Amazon occasionally has server GPUs, usually at a premium over eBay pricing.

AliExpress has cheap Tesla cards from Chinese sellers. Prices are lower but shipping takes 2-4 weeks and returns are harder. Quality is generally fine — these are genuine datacenter pulls.

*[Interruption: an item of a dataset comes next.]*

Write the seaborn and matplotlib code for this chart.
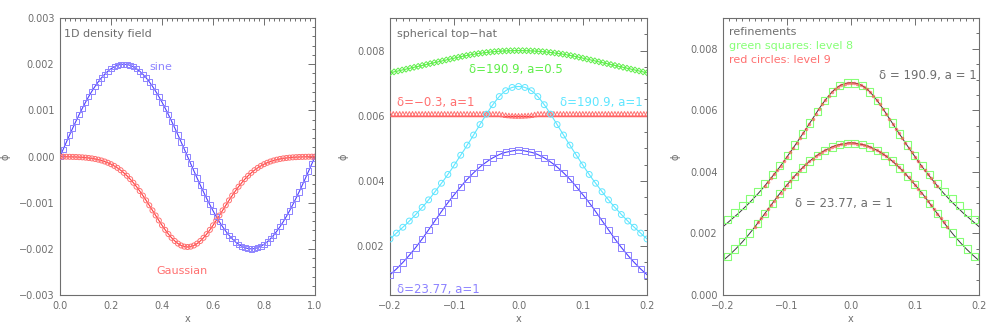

Local server surplus dealers — check Craigslist and Facebook Marketplace for IT companies offloading old hardware. You can sometimes score P40s for $100-120 from bulk liquidations.

Buying Tips

  • Test immediately. Run nvidia-smi and a sustained GPU benchmark within 24 hours. eBay buyer protection covers DOA cards, but you need to file within the return window.
  • Check the PCIe connector for bent pins or corrosion. Datacenter cards get hot-swapped thousands of times.
  • Avoid SXM variants unless you specifically know what you’re doing. PCIe cards only.
  • Buy the fan mod parts before the card arrives. You’ll want to run the cooling mod before your first real workload.

The Bottom Line

Server GPUs aren’t for everyone. They’re headless, fanless, and require homework before you can use them. But if you’re chasing VRAM on a budget, nothing in the consumer market comes close.

A Tesla P40 at $175 gives you the same 24GB of VRAM as an $800 RTX 3090. You trade speed, convenience, and FP16 support for a 4.5x price reduction. For a dedicated inference card running 14B-30B models, that trade-off is worth it.

Get the P40 if you want cheap VRAM and enjoy the build. Get the RTX 3060 if you want easy. Get the RTX 3090 if you want both VRAM and speed without compromise.